Meta, parent company of Facebook, will announce large-scale job cuts as early as this week, according to a report from The Wall Street Journal. The report claims that the company is planning to cut “many thousands” of employees from the books, with the announcement expected to come as soon as Wednesday this week.
Read: About half of Twitter employees are now gone
Twitter announced that nearly 3,700 employees are being laid off last week, but the Meta retrenchments could be the largest workforce reduction conducted by any tech company this years. The company currently employs around 87,000 people, and the layoffs will be the first broad restructuring in Meta’s – and Facebook’s – history. The company declined to comment when asked for a statement by the publication.
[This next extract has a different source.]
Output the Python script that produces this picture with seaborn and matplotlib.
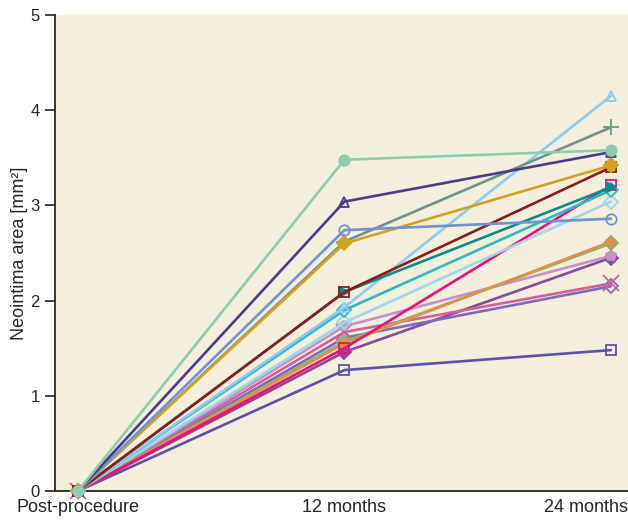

“In 2023, we’re going to focus our investments on a small number of high-priority growth areas. So that means some teams will grow meaningfully, but most other teams will stay flat or shrink over the next year,” CEO Mark Zuckerberg said in an earlier earnings call. “In aggregate, we expect to end 2023 as either roughly the same size, or even a slightly smaller organization than we are today.”
Meta, like many other tech companies, grew significantly after the onset of the pandemic. The company added around 27,000 employees in 2020 and 2021, while so far this year the company has added more than 15,000 additional employees.
This year was the first time that the company reported a drop in revenue, blaming the headwinds on market saturation and a lot of competition from the likes of TikTok and YouTube.
Zuckerberg has also invested a lot of money into the metaverse, which hasn’t brought any dividends yet. They are expected to invest a further $5 billion on the metaverse to make it the go-to virtual workspace worldwide.